O futebol não ficou de lado. Leandro marcava presença em todas as peladas do Andaraí.
"É um absurdo, no Brasil, país do futebol, se você não conhece ninguém, não consegue se mostrar para se profissionalizar", diz.
A tentativa com Jairzinho não deu certo, mas Júnior tinha outra carta na manga. O amigo de um amigo conhecia um empresário francês.
Um jogo foi organizado na Barra da Tijuca para que o empresário pudesse ver Leandro atuar.
O francês Franck Henouda-Logbi, ex-dono de um restaurante em Búzios (litoral do RJ) por seis anos, atua como empresário de jovens brasileiros.
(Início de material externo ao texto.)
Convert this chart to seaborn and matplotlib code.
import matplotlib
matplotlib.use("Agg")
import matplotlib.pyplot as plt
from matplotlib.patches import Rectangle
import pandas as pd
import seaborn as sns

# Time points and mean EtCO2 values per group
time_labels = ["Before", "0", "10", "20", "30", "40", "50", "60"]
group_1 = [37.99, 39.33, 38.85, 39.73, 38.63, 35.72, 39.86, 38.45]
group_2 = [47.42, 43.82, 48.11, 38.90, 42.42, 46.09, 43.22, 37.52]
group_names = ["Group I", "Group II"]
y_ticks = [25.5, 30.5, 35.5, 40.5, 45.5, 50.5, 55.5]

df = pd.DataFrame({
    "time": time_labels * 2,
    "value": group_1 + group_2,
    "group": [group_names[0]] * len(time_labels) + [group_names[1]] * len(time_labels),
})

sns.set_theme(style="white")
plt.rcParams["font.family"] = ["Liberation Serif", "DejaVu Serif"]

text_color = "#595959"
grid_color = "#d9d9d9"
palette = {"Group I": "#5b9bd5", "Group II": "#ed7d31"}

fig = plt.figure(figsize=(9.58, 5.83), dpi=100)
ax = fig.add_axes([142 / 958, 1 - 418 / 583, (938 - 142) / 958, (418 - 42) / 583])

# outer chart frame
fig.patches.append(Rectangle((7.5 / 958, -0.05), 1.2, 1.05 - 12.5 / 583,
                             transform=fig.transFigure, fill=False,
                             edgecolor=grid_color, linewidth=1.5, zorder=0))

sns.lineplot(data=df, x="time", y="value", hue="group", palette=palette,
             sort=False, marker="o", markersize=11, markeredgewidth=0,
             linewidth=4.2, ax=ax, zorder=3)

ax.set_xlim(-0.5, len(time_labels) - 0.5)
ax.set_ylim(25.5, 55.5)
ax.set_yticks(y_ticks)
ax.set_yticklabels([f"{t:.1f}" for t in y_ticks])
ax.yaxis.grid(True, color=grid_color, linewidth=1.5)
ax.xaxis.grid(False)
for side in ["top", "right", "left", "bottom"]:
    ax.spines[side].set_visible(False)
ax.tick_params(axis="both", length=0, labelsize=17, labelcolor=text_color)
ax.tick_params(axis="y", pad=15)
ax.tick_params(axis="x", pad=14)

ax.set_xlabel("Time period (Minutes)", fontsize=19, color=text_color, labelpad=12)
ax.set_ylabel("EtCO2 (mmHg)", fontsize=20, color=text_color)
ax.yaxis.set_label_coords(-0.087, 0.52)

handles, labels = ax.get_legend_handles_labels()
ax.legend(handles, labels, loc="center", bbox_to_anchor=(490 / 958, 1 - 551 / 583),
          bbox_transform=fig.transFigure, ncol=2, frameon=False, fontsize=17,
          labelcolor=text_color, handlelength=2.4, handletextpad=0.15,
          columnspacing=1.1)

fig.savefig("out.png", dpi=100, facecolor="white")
Tem uma rede de olheiros que lhe dão dicas.
Após ver Leandro jogar, aproximou-se e afirmou que ele tinha condições de treinar na França.
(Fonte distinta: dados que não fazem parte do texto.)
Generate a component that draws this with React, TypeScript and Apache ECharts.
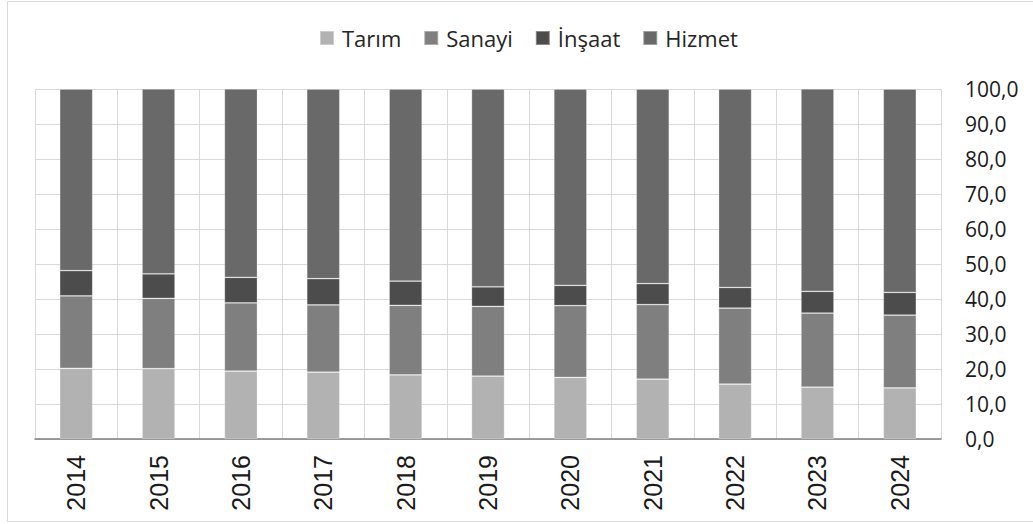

"Quando disse isso, pensei, 'não é possível'. Falou para eu conversar com minha mãe. Eu pedi, e ela aceitou na hora", relembra.
Após 45 dias, Leandro estava, aos 14 anos, no Centro de Formação do PSG (Paris-Saint Germain), um dos maiores clubes do mundo.
Assinou um contrato de dois anos e mora na concentração.
"No início me comunicava por gestos, mas tinha uns portugueses que faziam a tradução para mim", conta. Agora, aos 16 anos, virou atacante do time de estagiários.
Divide o apartamento com um jogador libanês. Frequenta a escola e estuda francês. "Entendo mais do que falo. Há palavras complicadas que não consigo dizer."
O salário de US$ 400 mensais é para os gastos pessoais. Não paga casa nem comida e tem direito a duas passagens aéreas por ano para o Brasil.
"As pessoas me ajudam muito, mas se adaptar ao frio não é mole", diz. Leandro procura se mirar no exemplo dos jogadores Raí e Leonardo, estrelas brasileiras do PSG, com quem ele conversa.
Há dez dias, Leandro voltou do Rio. A família não mora mais no morro. O empresário alugou uma casa na Abolição, também na zona norte da cidade.
"No dia de voltar para a França, falei para minha mãe que não queria vir. Quando a gente está aqui, fica tudo bem, mas quando vai ao Rio, sente o gostinho. Aqui está o maior frio. Lá ia à praia todo dia e fazia aquele calorão."
A vontade de largar tudo passou. "Penso na minha mãe, quero ajudá-la. Lembro que a vida lá no morro não foi fácil. Para conseguir alguma coisa na vida, preciso passar por coisas que não queremos."
Leandro veste então o gorro, o agasalho, duas luvas de lã em cada mão e parte para o treinamento. "Minha praia agora é isso aqui", diz, segurando a bola.